When I was a kid, growing up, Dad always had a shoeshine box in the cabinet. A couple of cans of Kiwi, a rag and a brush. Then, when I joined the military, one of the very first lessons I got was on shining shoes and boots. I remember Sunday afternoons in basic training, sitting around with Kiwi shoe polish and rags, spit-shining shoes. No self-respecting military man would venture out to formation in boots that didn't have a high-gleam. It was a mark of professionalism, and over the years I invested thousands of dollars on single cans of Kiwi boot polish.
Corcoran boots was especially amenable to a good spit-shine, and the boots were highly sought after, a step up from the issue boots. Many of us, with our first paycheck, went down and bought Corcorans, especially those of us who intended to make a career wearing boots.

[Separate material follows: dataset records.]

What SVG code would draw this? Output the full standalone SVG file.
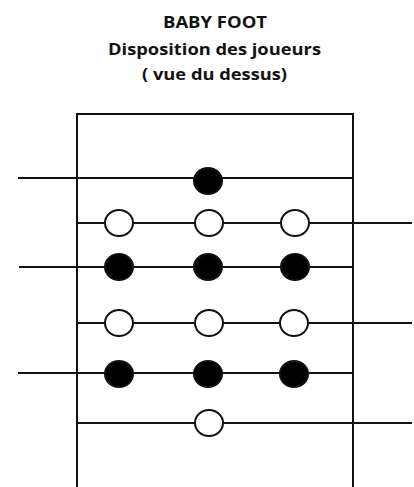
<svg xmlns="http://www.w3.org/2000/svg" width="414" height="487" viewBox="0 0 414 487">
  <style>
    .title { font-family: "Open Sans", "Noto Sans", sans-serif; font-weight: bold; font-size: 16px; fill: #111; text-anchor: middle; }
    .frame { fill: none; stroke: #111; stroke-width: 2; }
    .rod { stroke: #111; stroke-width: 2; fill: none; }
    .red { fill: #000; stroke: #111; stroke-width: 2; }
    .blue { fill: #fff; stroke: #111; stroke-width: 2; }
  </style>
  <rect width="414" height="487" fill="#fff"/>

  <g id="title">
    <text class="title" x="215" y="28" textLength="104" lengthAdjust="spacingAndGlyphs">BABY FOOT</text>
    <text class="title" x="214.5" y="55" textLength="213" lengthAdjust="spacingAndGlyphs">Disposition des joueurs</text>
    <text class="title" x="214.5" y="80" textLength="145" lengthAdjust="spacingAndGlyphs">( vue du dessus)</text>
  </g>

  <g id="table">
    <path class="frame" d="M77,490 V114 H353 V490"/>
  </g>

  <g id="rods">
    <line class="rod" x1="18" y1="178" x2="353" y2="178"/>
    <line class="rod" x1="77" y1="223" x2="412" y2="223"/>
    <line class="rod" x1="19" y1="267" x2="353" y2="267"/>
    <line class="rod" x1="77" y1="323" x2="412" y2="323"/>
    <line class="rod" x1="18" y1="373" x2="353" y2="373"/>
    <line class="rod" x1="77" y1="423" x2="412" y2="423"/>
  </g>

  <g id="rod1-players">
    <ellipse class="red" cx="208" cy="181" rx="14" ry="13"/>
  </g>
  <g id="rod2-players">
    <ellipse class="blue" cx="119" cy="223" rx="14" ry="13"/>
    <ellipse class="blue" cx="209" cy="223" rx="14" ry="13"/>
    <ellipse class="blue" cx="295" cy="223" rx="14" ry="13"/>
  </g>
  <g id="rod3-players">
    <ellipse class="red" cx="119" cy="267" rx="14" ry="13"/>
    <ellipse class="red" cx="208" cy="267" rx="14" ry="13"/>
    <ellipse class="red" cx="295" cy="267" rx="14" ry="13"/>
  </g>
  <g id="rod4-players">
    <ellipse class="blue" cx="119" cy="323" rx="14" ry="13"/>
    <ellipse class="blue" cx="209" cy="323" rx="14" ry="13"/>
    <ellipse class="blue" cx="294" cy="323" rx="14" ry="13"/>
  </g>
  <g id="rod5-players">
    <ellipse class="red" cx="119" cy="374" rx="14" ry="13"/>
    <ellipse class="red" cx="208" cy="374" rx="14" ry="13"/>
    <ellipse class="red" cx="294" cy="374" rx="14" ry="13"/>
  </g>
  <g id="rod6-players">
    <ellipse class="blue" cx="209" cy="423" rx="14" ry="13"/>
  </g>
</svg>
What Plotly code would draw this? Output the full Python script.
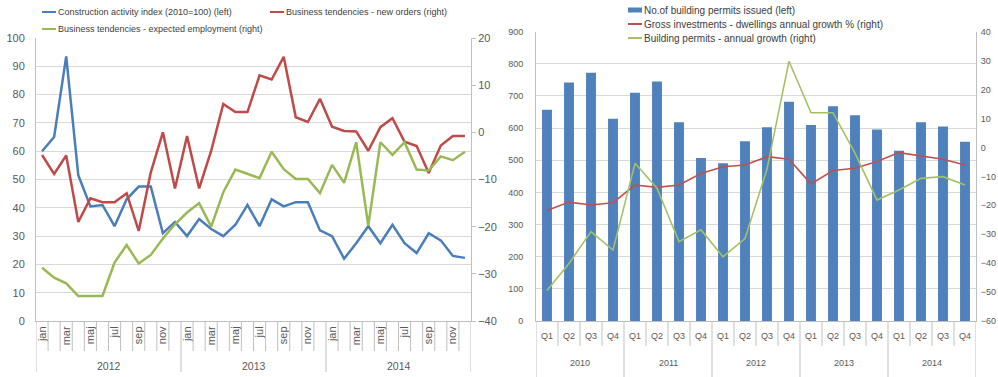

The Army, of course, today wears rough-out leather, a style started by General Norman Schwarzkopf when he issued rough-out boots to his troops during Desert Storm. Schwarzkopf boots became a mark that you had been in the desert, and they weren't allowed to be worn stateside until after I retired in 1999. I doubt that the good soldiers of today's army spends much time shining boots.
But, I'm a cop, and I still shine boots, although not as often as I did when a soldier. But, this morning, a rainy, drizzly Monday, in a quiet house, seemed like just the time to put a little polish on my leather gear.